Exercise goal: In this exercise, return the whole listing exactly, excluding any images.

Data segment:
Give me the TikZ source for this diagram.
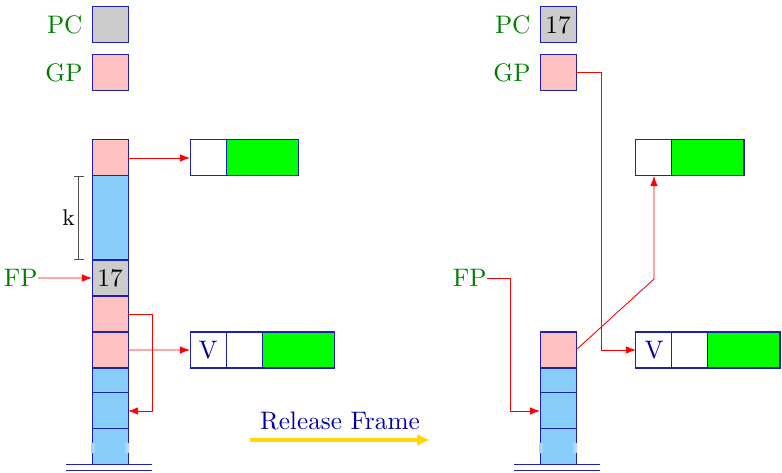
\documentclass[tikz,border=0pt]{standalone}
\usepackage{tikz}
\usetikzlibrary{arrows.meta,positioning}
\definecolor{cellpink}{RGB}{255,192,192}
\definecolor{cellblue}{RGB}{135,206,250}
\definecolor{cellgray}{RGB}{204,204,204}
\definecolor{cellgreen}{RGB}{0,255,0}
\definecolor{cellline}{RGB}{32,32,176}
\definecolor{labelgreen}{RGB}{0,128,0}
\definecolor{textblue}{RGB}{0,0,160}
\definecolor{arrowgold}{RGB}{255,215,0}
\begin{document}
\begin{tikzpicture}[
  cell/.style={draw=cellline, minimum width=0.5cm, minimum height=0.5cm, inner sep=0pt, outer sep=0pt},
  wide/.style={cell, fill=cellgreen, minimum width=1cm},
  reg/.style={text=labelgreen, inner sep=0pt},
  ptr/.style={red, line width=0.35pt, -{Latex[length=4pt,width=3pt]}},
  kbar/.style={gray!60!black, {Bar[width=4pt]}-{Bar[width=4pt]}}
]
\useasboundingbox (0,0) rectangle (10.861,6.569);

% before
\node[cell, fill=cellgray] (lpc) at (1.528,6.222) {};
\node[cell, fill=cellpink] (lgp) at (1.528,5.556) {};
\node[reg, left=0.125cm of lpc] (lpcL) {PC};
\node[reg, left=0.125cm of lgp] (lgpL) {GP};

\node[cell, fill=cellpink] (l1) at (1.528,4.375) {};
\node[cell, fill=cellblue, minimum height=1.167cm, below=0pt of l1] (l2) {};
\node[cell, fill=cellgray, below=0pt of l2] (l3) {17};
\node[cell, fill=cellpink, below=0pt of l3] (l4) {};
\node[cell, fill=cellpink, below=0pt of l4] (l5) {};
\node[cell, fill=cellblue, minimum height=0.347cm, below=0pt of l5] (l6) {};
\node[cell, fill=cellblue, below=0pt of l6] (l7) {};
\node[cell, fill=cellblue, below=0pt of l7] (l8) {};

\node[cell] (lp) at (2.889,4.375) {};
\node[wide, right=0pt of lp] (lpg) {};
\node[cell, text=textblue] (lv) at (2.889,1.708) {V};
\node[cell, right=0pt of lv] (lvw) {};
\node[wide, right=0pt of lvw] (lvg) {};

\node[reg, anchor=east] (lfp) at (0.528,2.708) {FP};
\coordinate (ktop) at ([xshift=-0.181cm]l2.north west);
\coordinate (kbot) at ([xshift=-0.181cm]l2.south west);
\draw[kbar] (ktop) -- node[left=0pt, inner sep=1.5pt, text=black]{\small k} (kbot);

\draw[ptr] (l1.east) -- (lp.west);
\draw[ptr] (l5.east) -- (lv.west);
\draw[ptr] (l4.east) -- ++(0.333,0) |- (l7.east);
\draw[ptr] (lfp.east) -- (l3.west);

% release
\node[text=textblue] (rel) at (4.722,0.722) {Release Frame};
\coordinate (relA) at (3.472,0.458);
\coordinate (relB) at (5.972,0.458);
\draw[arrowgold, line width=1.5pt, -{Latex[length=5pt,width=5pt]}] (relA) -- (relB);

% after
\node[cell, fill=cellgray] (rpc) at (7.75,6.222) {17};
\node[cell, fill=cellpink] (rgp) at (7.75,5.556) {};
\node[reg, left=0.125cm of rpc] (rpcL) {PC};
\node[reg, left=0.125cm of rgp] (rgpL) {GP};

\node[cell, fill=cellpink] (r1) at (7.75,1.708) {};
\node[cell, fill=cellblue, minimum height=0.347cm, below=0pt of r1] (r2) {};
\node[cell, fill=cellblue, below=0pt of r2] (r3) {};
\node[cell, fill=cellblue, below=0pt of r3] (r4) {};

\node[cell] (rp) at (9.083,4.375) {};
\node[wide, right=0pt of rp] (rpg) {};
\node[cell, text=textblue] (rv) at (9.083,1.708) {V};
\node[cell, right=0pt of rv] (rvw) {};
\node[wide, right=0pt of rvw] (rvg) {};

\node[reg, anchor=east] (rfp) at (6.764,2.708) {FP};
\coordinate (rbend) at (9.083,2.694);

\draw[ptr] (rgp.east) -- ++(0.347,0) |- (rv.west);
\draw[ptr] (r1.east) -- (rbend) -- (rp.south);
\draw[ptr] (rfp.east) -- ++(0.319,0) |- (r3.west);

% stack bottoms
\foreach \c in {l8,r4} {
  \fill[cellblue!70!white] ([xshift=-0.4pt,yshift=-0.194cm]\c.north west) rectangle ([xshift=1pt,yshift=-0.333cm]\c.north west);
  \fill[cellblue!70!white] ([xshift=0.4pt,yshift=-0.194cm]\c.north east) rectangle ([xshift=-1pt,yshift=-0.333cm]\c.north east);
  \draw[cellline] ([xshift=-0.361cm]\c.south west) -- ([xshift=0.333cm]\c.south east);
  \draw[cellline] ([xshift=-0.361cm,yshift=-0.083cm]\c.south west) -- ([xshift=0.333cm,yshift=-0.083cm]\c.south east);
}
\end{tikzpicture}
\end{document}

Written answer:
Give me the TikZ source for this diagram.
\documentclass[tikz,border=0pt]{standalone}
\usepackage{tikz}
\usetikzlibrary{arrows.meta,positioning}
\definecolor{cellpink}{RGB}{255,192,192}
\definecolor{cellblue}{RGB}{135,206,250}
\definecolor{cellgray}{RGB}{204,204,204}
\definecolor{cellgreen}{RGB}{0,255,0}
\definecolor{cellline}{RGB}{32,32,176}
\definecolor{labelgreen}{RGB}{0,128,0}
\definecolor{textblue}{RGB}{0,0,160}
\definecolor{arrowgold}{RGB}{255,215,0}
\begin{document}
\begin{tikzpicture}[
  cell/.style={draw=cellline, minimum width=0.5cm, minimum height=0.5cm, inner sep=0pt, outer sep=0pt},
  wide/.style={cell, fill=cellgreen, minimum width=1cm},
  reg/.style={text=labelgreen, inner sep=0pt},
  ptr/.style={red, line width=0.35pt, -{Latex[length=4pt,width=3pt]}},
  kbar/.style={gray!60!black, {Bar[width=4pt]}-{Bar[width=4pt]}}
]
\useasboundingbox (0,0) rectangle (10.861,6.569);

% before
\node[cell, fill=cellgray] (lpc) at (1.528,6.222) {};
\node[cell, fill=cellpink] (lgp) at (1.528,5.556) {};
\node[reg, left=0.125cm of lpc] (lpcL) {PC};
\node[reg, left=0.125cm of lgp] (lgpL) {GP};

\node[cell, fill=cellpink] (l1) at (1.528,4.375) {};
\node[cell, fill=cellblue, minimum height=1.167cm, below=0pt of l1] (l2) {};
\node[cell, fill=cellgray, below=0pt of l2] (l3) {17};
\node[cell, fill=cellpink, below=0pt of l3] (l4) {};
\node[cell, fill=cellpink, below=0pt of l4] (l5) {};
\node[cell, fill=cellblue, minimum height=0.347cm, below=0pt of l5] (l6) {};
\node[cell, fill=cellblue, below=0pt of l6] (l7) {};
\node[cell, fill=cellblue, below=0pt of l7] (l8) {};

\node[cell] (lp) at (2.889,4.375) {};
\node[wide, right=0pt of lp] (lpg) {};
\node[cell, text=textblue] (lv) at (2.889,1.708) {V};
\node[cell, right=0pt of lv] (lvw) {};
\node[wide, right=0pt of lvw] (lvg) {};

\node[reg, anchor=east] (lfp) at (0.528,2.708) {FP};
\coordinate (ktop) at ([xshift=-0.181cm]l2.north west);
\coordinate (kbot) at ([xshift=-0.181cm]l2.south west);
\draw[kbar] (ktop) -- node[left=0pt, inner sep=1.5pt, text=black]{\small k} (kbot);

\draw[ptr] (l1.east) -- (lp.west);
\draw[ptr] (l5.east) -- (lv.west);
\draw[ptr] (l4.east) -- ++(0.333,0) |- (l7.east);
\draw[ptr] (lfp.east) -- (l3.west);

% release
\node[text=textblue] (rel) at (4.722,0.722) {Release Frame};
\coordinate (relA) at (3.472,0.458);
\coordinate (relB) at (5.972,0.458);
\draw[arrowgold, line width=1.5pt, -{Latex[length=5pt,width=5pt]}] (relA) -- (relB);

% after
\node[cell, fill=cellgray] (rpc) at (7.75,6.222) {17};
\node[cell, fill=cellpink] (rgp) at (7.75,5.556) {};
\node[reg, left=0.125cm of rpc] (rpcL) {PC};
\node[reg, left=0.125cm of rgp] (rgpL) {GP};

\node[cell, fill=cellpink] (r1) at (7.75,1.708) {};
\node[cell, fill=cellblue, minimum height=0.347cm, below=0pt of r1] (r2) {};
\node[cell, fill=cellblue, below=0pt of r2] (r3) {};
\node[cell, fill=cellblue, below=0pt of r3] (r4) {};

\node[cell] (rp) at (9.083,4.375) {};
\node[wide, right=0pt of rp] (rpg) {};
\node[cell, text=textblue] (rv) at (9.083,1.708) {V};
\node[cell, right=0pt of rv] (rvw) {};
\node[wide, right=0pt of rvw] (rvg) {};

\node[reg, anchor=east] (rfp) at (6.764,2.708) {FP};
\coordinate (rbend) at (9.083,2.694);

\draw[ptr] (rgp.east) -- ++(0.347,0) |- (rv.west);
\draw[ptr] (r1.east) -- (rbend) -- (rp.south);
\draw[ptr] (rfp.east) -- ++(0.319,0) |- (r3.west);

% stack bottoms
\foreach \c in {l8,r4} {
  \fill[cellblue!70!white] ([xshift=-0.4pt,yshift=-0.194cm]\c.north west) rectangle ([xshift=1pt,yshift=-0.333cm]\c.north west);
  \fill[cellblue!70!white] ([xshift=0.4pt,yshift=-0.194cm]\c.north east) rectangle ([xshift=-1pt,yshift=-0.333cm]\c.north east);
  \draw[cellline] ([xshift=-0.361cm]\c.south west) -- ([xshift=0.333cm]\c.south east);
  \draw[cellline] ([xshift=-0.361cm,yshift=-0.083cm]\c.south west) -- ([xshift=0.333cm,yshift=-0.083cm]\c.south east);
}
\end{tikzpicture}
\end{document}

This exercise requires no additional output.